House Republicans said they were confident that President Bush's plan allowing religious charities to compete for federal funds would pass by week's end. Their remarks came after GOP leadership abruptly pulled the bill when moderates complained it would preempt laws banning discrimination in hiring. Officials said the leadership and critics planned to address disagreements in House-Senate compromise talks.

Unexpectedly cool weather in the West has led to an abundance of electricity in California, prompting the state to sell surplus power for much less than it paid in its haste to fend off summer blackouts, reports said. In some cases, energy bought at an average of $138 per megawatt was being sold for as little as $1 per megawatt, although state officials said $25 was more accurate.

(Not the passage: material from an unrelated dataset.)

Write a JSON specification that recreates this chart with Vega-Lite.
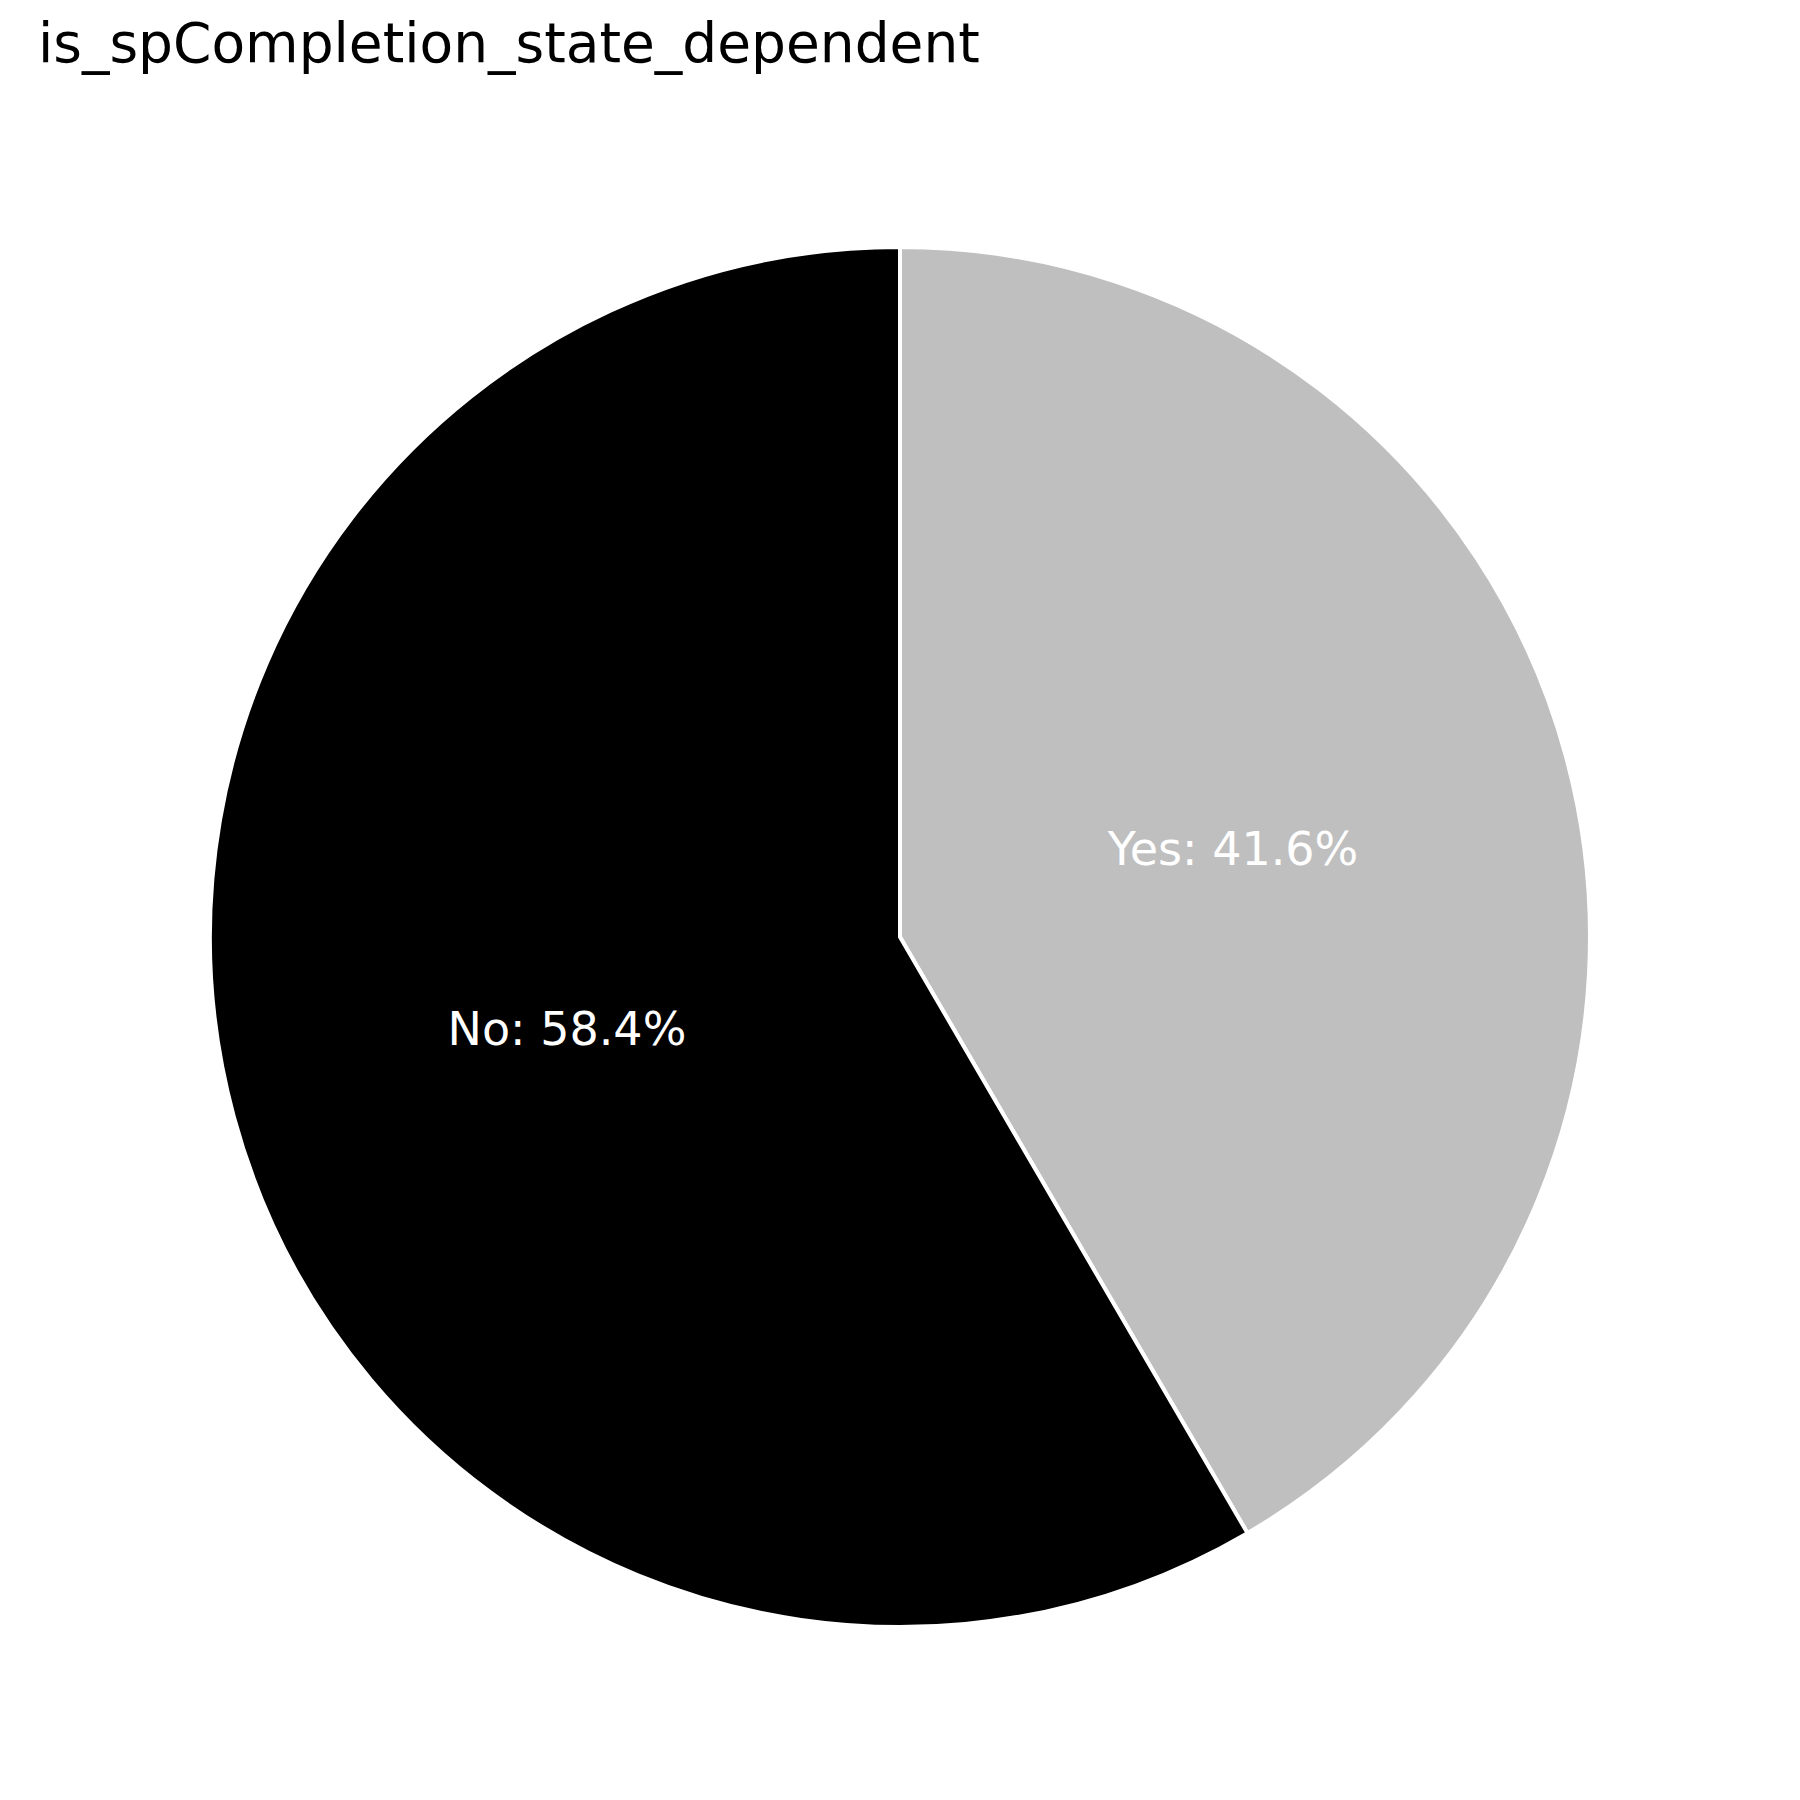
{
  "$schema": "https://vega.github.io/schema/vega-lite/v6.json",
  "width": 1724,
  "height": 1726,
  "autosize": {"type": "none"},
  "padding": {"left": 38, "right": 38, "top": 74, "bottom": 0},
  "background": "white",
  "config": {"view": {"stroke": null}, "font": "DejaVu Sans"},
  "title": {
    "text": "is_spCompletion_state_dependent",
    "anchor": "start",
    "frame": "group",
    "font": "DejaVu Sans",
    "fontSize": 55,
    "fontWeight": "normal",
    "color": "black",
    "baseline": "alphabetic",
    "offset": 11,
    "dy": 54
  },
  "data": {
    "values": [
      {"answer": "Yes", "pct": 41.6, "order": 1},
      {"answer": "No", "pct": 58.4, "order": 2}
    ]
  },
  "transform": [
    {"calculate": "datum.answer + ': ' + format(datum.pct, '.1f') + '%'", "as": "label"}
  ],
  "encoding": {
    "theta": {"field": "pct", "type": "quantitative", "stack": true},
    "order": {"field": "order", "type": "quantitative"}
  },
  "layer": [
    {
      "mark": {"type": "arc", "radius": 690, "stroke": "white", "strokeWidth": 4},
      "encoding": {
        "color": {
          "field": "answer",
          "type": "nominal",
          "scale": {"domain": ["Yes", "No"], "range": ["#bfbfbf", "#000000"]},
          "legend": null
        }
      }
    },
    {
      "mark": {"type": "text", "radius": 345, "fontSize": 46, "font": "DejaVu Sans", "color": "white", "align": "center", "baseline": "middle", "dy": 4},
      "encoding": {
        "text": {"field": "label", "type": "nominal"}
      }
    }
  ]
}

They also cautioned that blackouts are still possible if temperatures rise.

In the year's first major vote on the issue of gun control, the House voted 268 to 161 to reject a Democratic plan that would have required the FBI to keep background-check records on buyers for at least the 90 days currently mandated. The vote was a victory for Attorney General John Ashcroft, whose proposal would shorten to one day the time the FBI keeps the records. Critics say that's not enough time to check for fraud, but Ashcroft has argued that a shorter period protects the privacy of legitimate gun buyers.